# Will Assassin Snails Kill My Nerites?



## xmas_one (Feb 5, 2010)

You gotta take the nerites out and then let the assassins do their thing....


----------



## beedee (Jul 1, 2010)

what about baby ramshorns. my 10gal is starting to see more and more of these things. :/


----------



## Centromochlus (May 19, 2008)

IME, assassins will eat every single snail in your tank, regardless of size... nerites, spixi, MTS, ramshorns, etc.

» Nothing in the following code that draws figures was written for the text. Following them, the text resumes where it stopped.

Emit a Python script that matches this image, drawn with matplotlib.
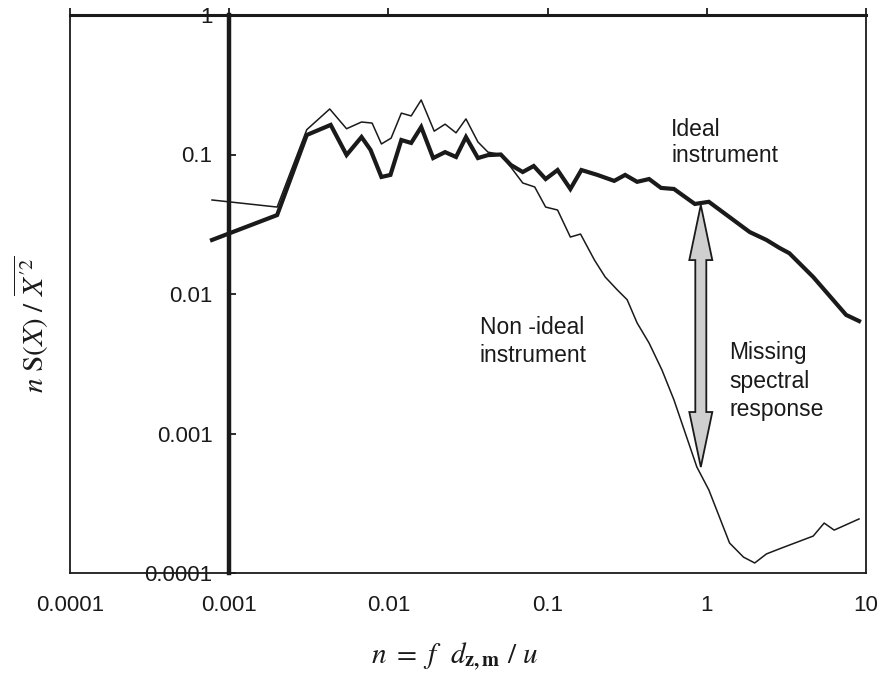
import matplotlib
matplotlib.use("Agg")
import matplotlib.pyplot as plt
from matplotlib.patches import Polygon
from matplotlib.ticker import FixedLocator, FixedFormatter, NullLocator
from matplotlib.transforms import IdentityTransform

plt.rcParams["font.family"] = ["Liberation Sans", "DejaVu Sans"]
plt.rcParams["mathtext.fontset"] = "stix"

INK = "#1a1a1a"

# ideal instrument (thick line)
IDEAL_N = [7.8e-4, 0.0020, 0.00307, 0.00434, 0.00546, 0.00678, 0.00772, 0.00904,
           0.0103, 0.01206, 0.0139, 0.01607, 0.0191, 0.0227, 0.0266, 0.0307,
           0.0365, 0.0422, 0.0508, 0.0587, 0.0698, 0.0818, 0.0972, 0.1155,
           0.139, 0.163, 0.2054, 0.262, 0.307, 0.365, 0.434, 0.516, 0.622,
           0.841, 1.03, 1.86, 2.37, 2.86, 3.30, 4.66, 7.5, 9.04]
IDEAL_S = [0.0244, 0.0368, 0.138, 0.163, 0.0992, 0.1334, 0.108, 0.069,
           0.0714, 0.127, 0.121, 0.1574, 0.0943, 0.104, 0.096, 0.1334,
           0.0943, 0.099, 0.100, 0.0842, 0.0749, 0.0827, 0.0667, 0.0774,
           0.0566, 0.0774, 0.0714, 0.0647, 0.0714, 0.0637, 0.0667, 0.0576, 0.0566,
           0.0442, 0.0458, 0.0278, 0.0244, 0.0214, 0.0196, 0.01324, 0.00708, 0.0064]

# non-ideal instrument (thin line)
NONIDEAL_N = [7.8e-4, 0.0020, 0.00307, 0.00428, 0.00546, 0.00678, 0.00790, 0.00904,
              0.0104, 0.01206, 0.0139, 0.01607, 0.0194, 0.0227, 0.0266, 0.0307,
              0.0365, 0.0422, 0.0508, 0.0587, 0.0698, 0.083, 0.0972, 0.1155,
              0.139, 0.161, 0.197, 0.230, 0.274, 0.316, 0.365, 0.434, 0.523,
              0.622, 0.866, 1.03, 1.39, 1.70, 2.0, 2.37, 2.86, 4.66, 5.46, 6.31, 9.04]
NONIDEAL_S = [0.0472, 0.042, 0.1506, 0.212, 0.153, 0.171, 0.168, 0.119,
              0.131, 0.198, 0.189, 0.246, 0.147, 0.165, 0.143, 0.180,
              0.123, 0.104, 0.100, 0.0813, 0.0625, 0.0585, 0.042, 0.040,
              0.0256, 0.0269, 0.0175, 0.01324, 0.0107, 0.0091, 0.0062, 0.00445, 0.00285,
              0.00174, 0.000575, 0.000394, 0.000164, 0.000130, 0.000118, 0.000137,
              0.000149, 0.000184, 0.000228, 0.000203, 0.000244]

X_TICKS = [1e-4, 1e-3, 1e-2, 1e-1, 1, 10]
X_LABELS = ["0.0001", "0.001", "0.01", "0.1", "1", "10"]
Y_TICKS = [1e-4, 1e-3, 1e-2, 1e-1, 1]
Y_LABELS = ["0.0001", "0.001", "0.01", "0.1", "1"]

ARROW_X, ARROW_TOP, ARROW_BOTTOM = 0.917, 0.0434, 0.000575


def double_arrow(ax, x, y_top, y_bot, shaft=5.5, head=11.5, head_len=55):
    """Filled grey double-headed arrow, drawn in pixel space between two data points."""
    cx, yt = ax.transData.transform((x, y_top))
    _, yb = ax.transData.transform((x, y_bot))
    verts = [(cx, yt), (cx + head, yt - head_len), (cx + shaft, yt - head_len),
             (cx + shaft, yb + head_len), (cx + head, yb + head_len), (cx, yb),
             (cx - head, yb + head_len), (cx - shaft, yb + head_len),
             (cx - shaft, yt - head_len), (cx - head, yt - head_len)]
    ax.add_patch(Polygon(verts, closed=True, fc="#cfcfcf", ec=INK, lw=1.3,
                         transform=IdentityTransform(), zorder=4))


fig = plt.figure(figsize=(8.83, 6.73), dpi=100)
ax = fig.add_axes([70 / 883, 100 / 673, 796 / 883, 558 / 673])
ax.set_xscale("log"); ax.set_yscale("log")
ax.set_xlim(1e-4, 10); ax.set_ylim(1e-4, 1)

ax.plot(IDEAL_N, IDEAL_S, color=INK, lw=3.0, solid_joinstyle="miter", zorder=3)
ax.plot(NONIDEAL_N, NONIDEAL_S, color=INK, lw=1.1, zorder=3)

# frame: thick y-axis sitting at n = 0.001, thin box round the rest
ax.spines["left"].set_position(("data", 1e-3))
ax.spines["left"].set_linewidth(3.2)
ax.spines["top"].set_linewidth(2.2)
ax.spines["bottom"].set_linewidth(1.3)
ax.spines["right"].set_linewidth(1.3)
ax.axvline(1e-4, color=INK, lw=1.3, clip_on=False)
for s in ax.spines.values():
    s.set_color(INK)

ax.xaxis.set_major_locator(FixedLocator(X_TICKS))
ax.xaxis.set_major_formatter(FixedFormatter(X_LABELS))
ax.yaxis.set_major_locator(FixedLocator(Y_TICKS))
ax.yaxis.set_major_formatter(FixedFormatter(Y_LABELS))
ax.xaxis.set_minor_locator(NullLocator()); ax.yaxis.set_minor_locator(NullLocator())
ax.tick_params(axis="x", bottom=False, top=True, labelbottom=True, direction="out",
               length=5, width=1.3, pad=11, labelsize=16, colors=INK)
ax.tick_params(axis="y", left=True, right=False, direction="in", length=5, width=1.3,
               pad=12, labelsize=16, colors=INK)

# va="baseline" pins the last line's baseline
ax.text(0.596, 0.0883, "Ideal\ninstrument", fontsize=16.5, color=INK,
        va="baseline", ha="left", linespacing=1.15)
ax.text(0.0376, 0.00326, "Non -ideal\ninstrument", fontsize=16.5, color=INK,
        va="baseline", ha="left", linespacing=1.25)
ax.text(1.39, 0.00133, "Missing\nspectral\nresponse", fontsize=16.5, color=INK,
        va="baseline", ha="left", linespacing=1.3)

double_arrow(ax, ARROW_X, ARROW_TOP, ARROW_BOTTOM)

fig.text(31 / 883, 1 - 324 / 673, r"$n\ \mathrm{S}(X)\ /\ \overline{X^{\prime 2}}$",
         rotation=90, ha="center", va="center", fontsize=21, color=INK)
fig.text(454 / 883, 1 - 657 / 673, r"$n\ =\ f\ \ d_{\mathbf{z,m}}\ /\ u$",
         ha="center", va="center", fontsize=21, color=INK)

fig.savefig("out.png", dpi=100, facecolor="white")
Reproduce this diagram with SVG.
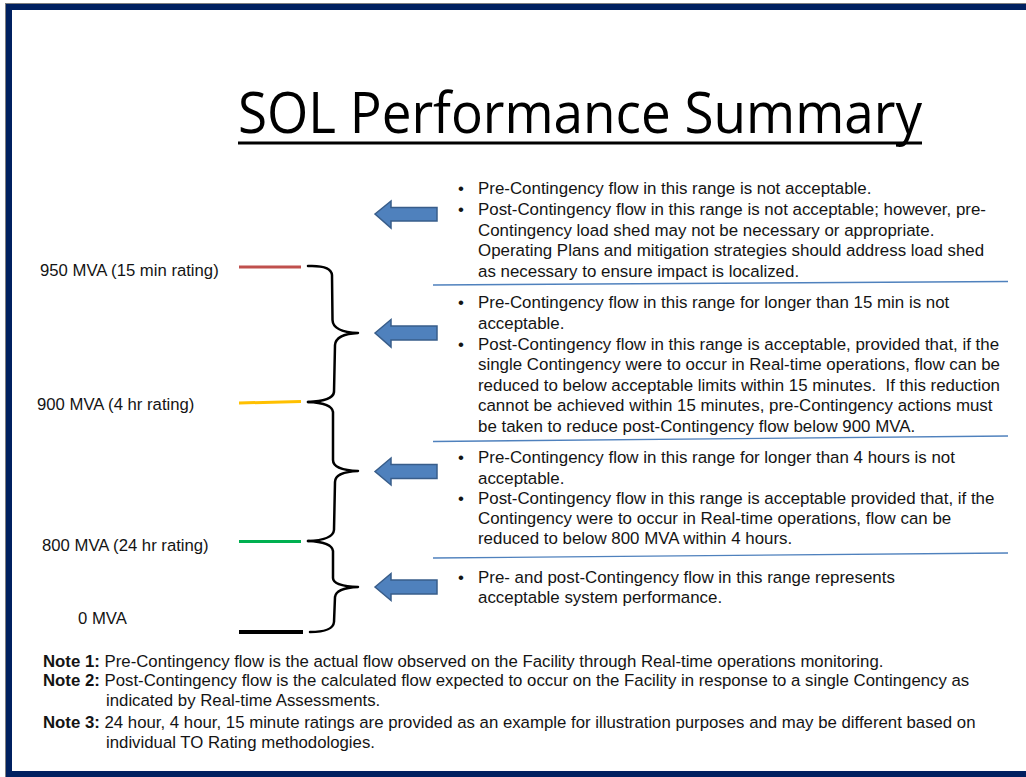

If they can't bring one down by themselves, they'll group up to kill it.


----------



## TheCryptKeeper (Mar 9, 2008)

dammit... I don't have anywhere to put them. my son has a 3 gal tank, but I have over 20 nerites.


----------



## Nue (Dec 27, 2009)

Nerites are usually there last choice on the menu. But if its convenient they will take it down, or if they are hungry.


----------



## lauraleellbp (Feb 3, 2008)

Definitely yes, they will kill them.

My own theory is Assassin snails poison their prey. I started off with 5x BIG Zebra nerites in my 46gal and added a handful of Assassins to take care of a massive pond snail infestation. Within a week 2x of my Zebras were dead (not eaten- just dead) and the others were not moving around much, staying closed up most of the time (they'd peek out every now and then, so I knew they were still alive), so I moved the remaining 3x over to my 90gal. Within a week of that the remaining 3x still died. 

I had 5x other Zebra nerites that went into my 90gal at the same time the others went into my 46gal. Every single one of those is still alive and kicking.


----------



## Nue (Dec 27, 2009)

Interesting Laurelee.


----------